SOURCE EXCERPT -
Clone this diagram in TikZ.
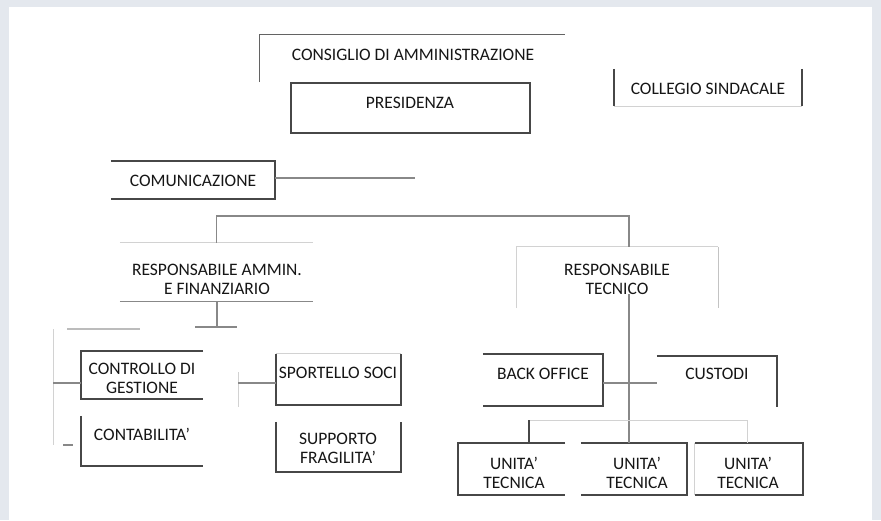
\documentclass[tikz,border=0pt]{standalone}
\usepackage{fontspec}
\setmainfont{Carlito}
\usetikzlibrary{calc}
\definecolor{pagebg}{HTML}{E4E8EE}
\definecolor{dk}{HTML}{474747}
\definecolor{md}{HTML}{888888}
\definecolor{lt}{HTML}{D2D2D2}
\definecolor{ink}{HTML}{161616}
\newcommand{\orgfont}{\fontsize{17.5}{19}\selectfont}
\tikzset{
  frame/.style={inner sep=0pt, draw=none},
  lbl/.style={font=\orgfont, text=ink, align=center, inner sep=0pt},
  side/.style={draw=dk, line width=1.8pt},
  link/.style={draw=md, line width=1.2pt},
  faint/.style={draw=lt, line width=1pt}
}
\begin{document}
\begin{tikzpicture}[x=1pt, y=-1pt]
    \useasboundingbox (0,0) rectangle (881,520);
    \fill[pagebg] (0,0) rectangle (881,520);
    \fill[white] (9,7) rectangle (872,520);

    % boxes
    \node[frame, minimum width=305pt, minimum height=47pt] (cda) at (412.5,58.5) {};
    \node[frame, minimum width=239pt, minimum height=50pt] (pres) at (410.5,108) {};
    \node[frame, minimum width=188pt, minimum height=37pt] (coll) at (708,87.5) {};
    \node[frame, minimum width=164pt, minimum height=38pt] (com) at (193,180) {};
    \node[frame, minimum width=193pt, minimum height=58pt] (ammin) at (216.5,272) {};
    \node[frame, minimum width=201pt, minimum height=61pt] (tecn) at (617.5,277.5) {};
    \node[frame, minimum width=122pt, minimum height=48pt] (ctrl) at (142,375) {};
    \node[frame, minimum width=122pt, minimum height=50pt] (cont) at (142,441) {};
    \node[frame, minimum width=125pt, minimum height=51pt] (sport) at (338.5,379.5) {};
    \node[frame, minimum width=125pt, minimum height=50pt] (supp) at (338.5,447) {};
    \node[frame, minimum width=120pt, minimum height=52pt] (back) at (543,380) {};
    \node[frame, minimum width=120pt, minimum height=51pt] (cust) at (717,381.5) {};
    \node[frame, minimum width=107pt, minimum height=52pt] (u1) at (511.5,469) {};
    \node[frame, minimum width=106pt, minimum height=52pt] (u2) at (634,469) {};
    \node[frame, minimum width=108pt, minimum height=52pt] (u3) at (749,469) {};

    % texts
    \node[lbl] (cda-t) at (413,55) {CONSIGLIO DI AMMINISTRAZIONE};
    \node[lbl] (pres-t) at (410,103) {PRESIDENZA};
    \node[lbl] (coll-t) at (708,89) {COLLEGIO SINDACALE};
    \node[lbl] (com-t) at (193,181) {COMUNICAZIONE};
    \node[lbl] (ammin-t) at (217,279) {RESPONSABILE AMMIN.\\E FINANZIARIO};
    \node[lbl] (tecn-t) at (617,279) {RESPONSABILE\\TECNICO};
    \node[lbl] (ctrl-t) at (142,378) {CONTROLLO DI\\GESTIONE};
    \node[lbl] (cont-t) at (142,434) {CONTABILITA'};
    \node[lbl] (sport-t) at (338,373) {SPORTELLO SOCI};
    \node[lbl] (supp-t) at (338,448.5) {SUPPORTO\\FRAGILITA'};
    \node[lbl] (back-t) at (543,374) {BACK OFFICE};
    \node[lbl] (cust-t) at (717,374) {CUSTODI};
    \node[lbl] (u1-t) at (514,472.5) {UNITA'\\TECNICA};
    \node[lbl] (u2-t) at (637,472.5) {UNITA'\\TECNICA};
    \node[lbl] (u3-t) at (748,472.5) {UNITA'\\TECNICA};

    % box sides (only the ones that show)
    \draw[link, draw=dk!85] (cda.south west) |- (cda.north east);
    \draw[side] (pres.north west) rectangle (pres.south east);
    \draw[side] (coll.north west) -- (coll.south west);
    \draw[side] (coll.north east) -- (coll.south east);
    \draw[faint] (coll.south west) -- (coll.south east);
    \draw[side] (com.north west) -| (com.south east) -- (com.south west);
    \draw[faint] (ammin.north west) -- (ammin.north east);
    \draw[link] (ammin.south west) -- (ammin.south east);
    \draw[faint] (tecn.south west) |- (tecn.north east);
    \draw[link, draw=lt!80!md] (tecn.north east) -- (tecn.south east);
    \draw[side] (ctrl.north east) -| (ctrl.south west) -- (ctrl.south east);
    \draw[side] (cont.north west) |- (cont.south east);
    \draw[faint] (sport.north west) -- (sport.north east);
    \draw[side] (sport.north west) |- (sport.south east) -- (sport.north east);
    \draw[side] (supp.north west) |- (supp.south east) -- (supp.north east);
    \draw[side] (back.north west) -| (back.south east) -- (back.south west);
    \draw[side] (cust.north west) -| (cust.south east);
    \draw[side] (u1.north east) -| (u1.south west) -- (u1.south east);
    \draw[side] (u2.north west) -| (u2.south east) -- (u2.south west);
    \draw[side] (u3.north west) -| (u3.south east) -- (u3.south west);
    \draw[faint] (u3.north west) -- (u3.south west);

    % connectors
    \coordinate (comend) at (415,178);
    \coordinate (bus) at (629,216);
    \coordinate (lbus) at (217,327);
    \coordinate (ubus) at (529,420);
    \draw[link] (com.east |- comend) -- (comend);
    \draw[link] (ammin.north) |- (bus) -- (bus |- tecn.north);
    \draw[link] (tecn-t.south -| bus) -- (u2.north -| bus);
    \draw[link] (back.east |- 0,383) -- (cust.west |- 0,383);
    \draw[faint] (ubus) -- (747,420) -- (u3.north -| 747,0);
    \draw[side] (ubus) -- (u1.north -| ubus);
    \draw[link] (ammin.south -| lbus) -- (lbus);
    \draw[link] ([xshift=-22pt]lbus) -- ([xshift=20pt]lbus);
    \draw[link, draw=lt!70!md, line width=2pt] (67,329) -- (140,329);
    \draw[faint] (53,329) -- (53,445);
    \draw[link] (53,383) -- (ctrl.west |- 73,383);
    \draw[link] (63,445) -- (73,445);
    \draw[faint] (238,372) -- (238,407);
    \draw[link] (238,383) -- (sport.west |- 238,383);
\end{tikzpicture}
\end{document}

WORK TO DO - Copy the data character for character, but drop all pictures from the copy.

RESULT -
Clone this diagram in TikZ.
\documentclass[tikz,border=0pt]{standalone}
\usepackage{fontspec}
\setmainfont{Carlito}
\usetikzlibrary{calc}
\definecolor{pagebg}{HTML}{E4E8EE}
\definecolor{dk}{HTML}{474747}
\definecolor{md}{HTML}{888888}
\definecolor{lt}{HTML}{D2D2D2}
\definecolor{ink}{HTML}{161616}
\newcommand{\orgfont}{\fontsize{17.5}{19}\selectfont}
\tikzset{
  frame/.style={inner sep=0pt, draw=none},
  lbl/.style={font=\orgfont, text=ink, align=center, inner sep=0pt},
  side/.style={draw=dk, line width=1.8pt},
  link/.style={draw=md, line width=1.2pt},
  faint/.style={draw=lt, line width=1pt}
}
\begin{document}
\begin{tikzpicture}[x=1pt, y=-1pt]
    \useasboundingbox (0,0) rectangle (881,520);
    \fill[pagebg] (0,0) rectangle (881,520);
    \fill[white] (9,7) rectangle (872,520);

    % boxes
    \node[frame, minimum width=305pt, minimum height=47pt] (cda) at (412.5,58.5) {};
    \node[frame, minimum width=239pt, minimum height=50pt] (pres) at (410.5,108) {};
    \node[frame, minimum width=188pt, minimum height=37pt] (coll) at (708,87.5) {};
    \node[frame, minimum width=164pt, minimum height=38pt] (com) at (193,180) {};
    \node[frame, minimum width=193pt, minimum height=58pt] (ammin) at (216.5,272) {};
    \node[frame, minimum width=201pt, minimum height=61pt] (tecn) at (617.5,277.5) {};
    \node[frame, minimum width=122pt, minimum height=48pt] (ctrl) at (142,375) {};
    \node[frame, minimum width=122pt, minimum height=50pt] (cont) at (142,441) {};
    \node[frame, minimum width=125pt, minimum height=51pt] (sport) at (338.5,379.5) {};
    \node[frame, minimum width=125pt, minimum height=50pt] (supp) at (338.5,447) {};
    \node[frame, minimum width=120pt, minimum height=52pt] (back) at (543,380) {};
    \node[frame, minimum width=120pt, minimum height=51pt] (cust) at (717,381.5) {};
    \node[frame, minimum width=107pt, minimum height=52pt] (u1) at (511.5,469) {};
    \node[frame, minimum width=106pt, minimum height=52pt] (u2) at (634,469) {};
    \node[frame, minimum width=108pt, minimum height=52pt] (u3) at (749,469) {};

    % texts
    \node[lbl] (cda-t) at (413,55) {CONSIGLIO DI AMMINISTRAZIONE};
    \node[lbl] (pres-t) at (410,103) {PRESIDENZA};
    \node[lbl] (coll-t) at (708,89) {COLLEGIO SINDACALE};
    \node[lbl] (com-t) at (193,181) {COMUNICAZIONE};
    \node[lbl] (ammin-t) at (217,279) {RESPONSABILE AMMIN.\\E FINANZIARIO};
    \node[lbl] (tecn-t) at (617,279) {RESPONSABILE\\TECNICO};
    \node[lbl] (ctrl-t) at (142,378) {CONTROLLO DI\\GESTIONE};
    \node[lbl] (cont-t) at (142,434) {CONTABILITA'};
    \node[lbl] (sport-t) at (338,373) {SPORTELLO SOCI};
    \node[lbl] (supp-t) at (338,448.5) {SUPPORTO\\FRAGILITA'};
    \node[lbl] (back-t) at (543,374) {BACK OFFICE};
    \node[lbl] (cust-t) at (717,374) {CUSTODI};
    \node[lbl] (u1-t) at (514,472.5) {UNITA'\\TECNICA};
    \node[lbl] (u2-t) at (637,472.5) {UNITA'\\TECNICA};
    \node[lbl] (u3-t) at (748,472.5) {UNITA'\\TECNICA};

    % box sides (only the ones that show)
    \draw[link, draw=dk!85] (cda.south west) |- (cda.north east);
    \draw[side] (pres.north west) rectangle (pres.south east);
    \draw[side] (coll.north west) -- (coll.south west);
    \draw[side] (coll.north east) -- (coll.south east);
    \draw[faint] (coll.south west) -- (coll.south east);
    \draw[side] (com.north west) -| (com.south east) -- (com.south west);
    \draw[faint] (ammin.north west) -- (ammin.north east);
    \draw[link] (ammin.south west) -- (ammin.south east);
    \draw[faint] (tecn.south west) |- (tecn.north east);
    \draw[link, draw=lt!80!md] (tecn.north east) -- (tecn.south east);
    \draw[side] (ctrl.north east) -| (ctrl.south west) -- (ctrl.south east);
    \draw[side] (cont.north west) |- (cont.south east);
    \draw[faint] (sport.north west) -- (sport.north east);
    \draw[side] (sport.north west) |- (sport.south east) -- (sport.north east);
    \draw[side] (supp.north west) |- (supp.south east) -- (supp.north east);
    \draw[side] (back.north west) -| (back.south east) -- (back.south west);
    \draw[side] (cust.north west) -| (cust.south east);
    \draw[side] (u1.north east) -| (u1.south west) -- (u1.south east);
    \draw[side] (u2.north west) -| (u2.south east) -- (u2.south west);
    \draw[side] (u3.north west) -| (u3.south east) -- (u3.south west);
    \draw[faint] (u3.north west) -- (u3.south west);

    % connectors
    \coordinate (comend) at (415,178);
    \coordinate (bus) at (629,216);
    \coordinate (lbus) at (217,327);
    \coordinate (ubus) at (529,420);
    \draw[link] (com.east |- comend) -- (comend);
    \draw[link] (ammin.north) |- (bus) -- (bus |- tecn.north);
    \draw[link] (tecn-t.south -| bus) -- (u2.north -| bus);
    \draw[link] (back.east |- 0,383) -- (cust.west |- 0,383);
    \draw[faint] (ubus) -- (747,420) -- (u3.north -| 747,0);
    \draw[side] (ubus) -- (u1.north -| ubus);
    \draw[link] (ammin.south -| lbus) -- (lbus);
    \draw[link] ([xshift=-22pt]lbus) -- ([xshift=20pt]lbus);
    \draw[link, draw=lt!70!md, line width=2pt] (67,329) -- (140,329);
    \draw[faint] (53,329) -- (53,445);
    \draw[link] (53,383) -- (ctrl.west |- 73,383);
    \draw[link] (63,445) -- (73,445);
    \draw[faint] (238,372) -- (238,407);
    \draw[link] (238,383) -- (sport.west |- 238,383);
\end{tikzpicture}
\end{document}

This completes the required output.